Volunteer positions are listed on the DNR website at www.mndnr.gov or by calling (651) 259-6157 or toll-free 888-646-6367.

Opportunities vary on a seasonal basis.

Outdoor notes

• Take some time to learn about firearms safety, hunting, and conservation this spring by enrolling in one the many DNR certified Firearms Safety Training courses that are being offered in our area.

The local volunteer instructors are great, and the course teaches much more then firearms safety.

Two years ago, my now 13-year-old daughter Abbi took the course and from it, developed a conservation ethic for Minnesota’s great outdoors that will last a lifetime and hopefully, be shared many times over.

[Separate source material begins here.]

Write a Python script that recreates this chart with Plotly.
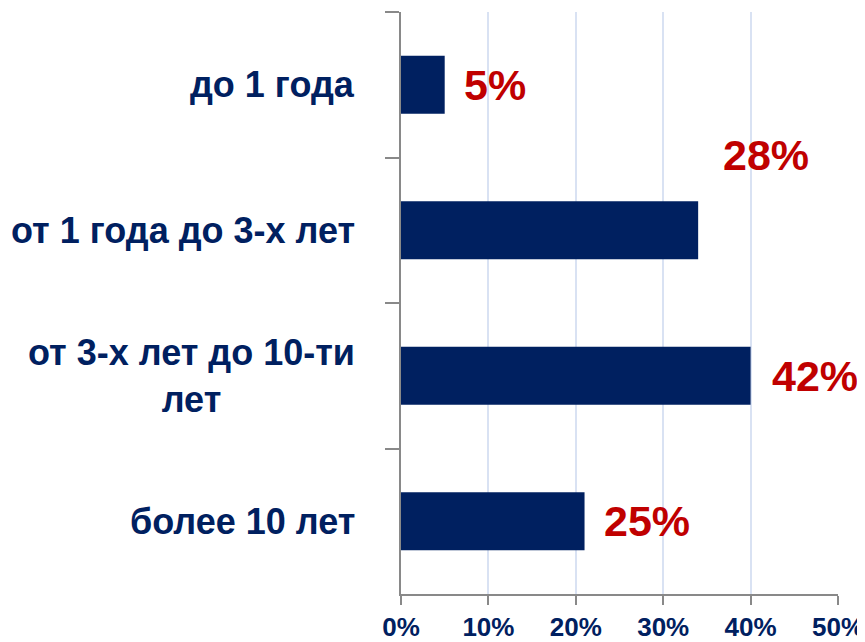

In this week’s column, I included a short poem Abbi recently penned about hunting and the outdoors.

• Good luck to all the spring turkey hunters.

• A reminder to all those Winsted Ducks Unlimited members – the Winsted Chapter as now teamed up with the Crow River Chapter and the banquet is Monday, April 18 at the Blue Note.

• The Lake Minnetonka crappie fishing contest has been cancelled for this season.

The group promoting the tournament is in search of a new major sponsor.

• Look for great spring crappie action on many of our area lakes to start in the next few days.

Big Waverly, Dutch, Swan, Winsted, and Collinwood are great lakes to try.

Fish the shallow bays where the water is warmer and move slow, using a small tube jig tipped with a minnow.

If the action picks up and the fish are aggressive, switch to a small spinner bait, like a Beetle Spin.

• Take some time to watch spring happen.

Very soon, the grass will be green, the trees will be full of leaves, and summer will be just around the corner.

• It’s time to start thinking about morel mushrooms again.

Expect the hunt to start sometime in early May. The best time to hunt for morels is when the lilacs are blooming.

• The Lester Prairie Sportsmen’s Club started its trapshooting season last week and there is still plenty of time to enter a team into the league.

The club is open to league and practice shooting every Wednesday evening from mid-April to August.

For more information, call (320) 395-2258 or visit the club’s website at www.lpscmn.com.

• Take a kid hunting or fishing; he or she will have fun and so will you.